Creating a Simple Pipeline

This guide covers creating a pipeline to automatically fetch new training data and re-train our models.

Problem Statement

  1. Update Training data from remote source every 30 minutes

  2. Retrain the predictive model on the updated training data after every update

Step 1: Writing a Reducer to Pull New Data

To learn more about creating reducers and making custom reducers, please read the reducers documentation and simple model creation guide.

Terrene supports the requests python package, assuming you have an API endpoint that returns new training data, you can create a reducer with the following code:

import pandas
import requests
content = pandas.read_content(content) # to read the existing data inside the reudcer
res = requests.get("https://my-api-endpoint").json()
new_data = pandas.DataFrame(res["data"])
# save the new data by adding to old data
content = content.append(new_data)

Step 2: Create a Pipeline

Click on New Pipeline on the left menu to create a new pipeline.

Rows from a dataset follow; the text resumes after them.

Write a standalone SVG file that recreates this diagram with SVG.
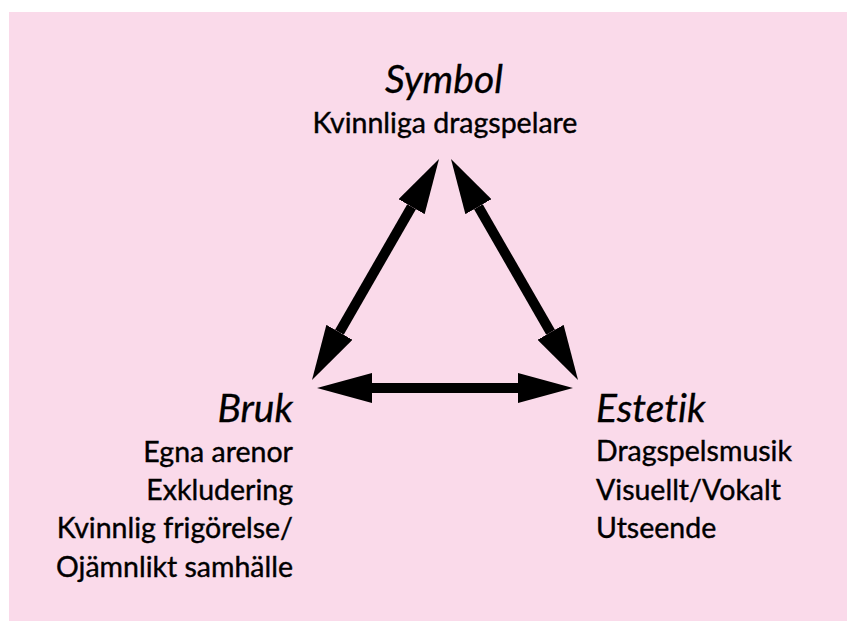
<svg xmlns="http://www.w3.org/2000/svg" width="847" height="621" viewBox="0 0 847 621">
<style>
.h{font-family:Lato,"Noto Sans",sans-serif;font-style:italic;font-size:39px;fill:#000;font-variant-ligatures:none;stroke:#000;stroke-width:0.3}
.b{font-family:Lato,"Noto Sans",sans-serif;font-size:28.5px;fill:#000;font-variant-ligatures:none;stroke:#000;stroke-width:0.4}
.c{stroke:#000;stroke-width:10;fill:none}
</style>
<defs>
<marker id="ah" markerUnits="userSpaceOnUse" viewBox="0 0 55 30" markerWidth="55" markerHeight="30" refX="0" refY="15" orient="auto-start-reverse"><path d="M0,0 L55,15 L0,30 z" fill="#000"/></marker>
</defs>
<rect x="9" y="12" width="838" height="609" fill="#fadaea"/>
<g id="connectors">
<line class="c" x1="411.6" y1="206.7" x2="339.4" y2="332.3" marker-start="url(#ah)" marker-end="url(#ah)"/>
<line class="c" x1="478.4" y1="206.7" x2="550.6" y2="332.3" marker-start="url(#ah)" marker-end="url(#ah)"/>
<line class="c" x1="372" y1="388" x2="518" y2="388" marker-start="url(#ah)" marker-end="url(#ah)"/>
</g>
<g id="symbol" text-anchor="middle">
<text class="h" x="444" y="93">Symbol</text>
<text class="b" x="445" y="133">Kvinnliga dragspelare</text>
</g>
<g id="bruk" text-anchor="end">
<text class="h" x="293" y="422">Bruk</text>
<text class="b" x="293" y="462">Egna arenor</text>
<text class="b" x="293" y="500">Exkludering</text>
<text class="b" x="293" y="538">Kvinnlig frigörelse/</text>
<text class="b" x="293" y="577">Ojämnlikt samhälle</text>
</g>
<g id="estetik">
<text class="h" x="596" y="422">Estetik</text>
<text class="b" x="596" y="461">Dragspelsmusik</text>
<text class="b" x="596" y="500">Visuellt/Vokalt</text>
<text class="b" x="596" y="538">Utseende</text>
</g>
</svg>
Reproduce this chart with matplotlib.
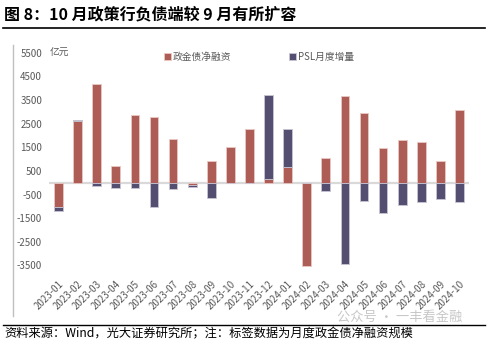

Once navigated to the pipeline page, on the right hand side under Insert a New Block section:

  1. Select your training data TFrame

  2. Select the reducer you created in step 1

  3. Set the context to "{}" (empty context, for more information view the reducers documentation)

  4. Click on Insert Task

Now insert another block by doing the following:

  1. Select your predictive model

  2. Select Train Model as your resource action

  3. Select your training data TFrame

  4. For model trainer, select the first one that is suggested to you

  5. Click on Insert Task

Now to test your pipeline, click on Run Pipeline on the bottom menu to make sure it is working.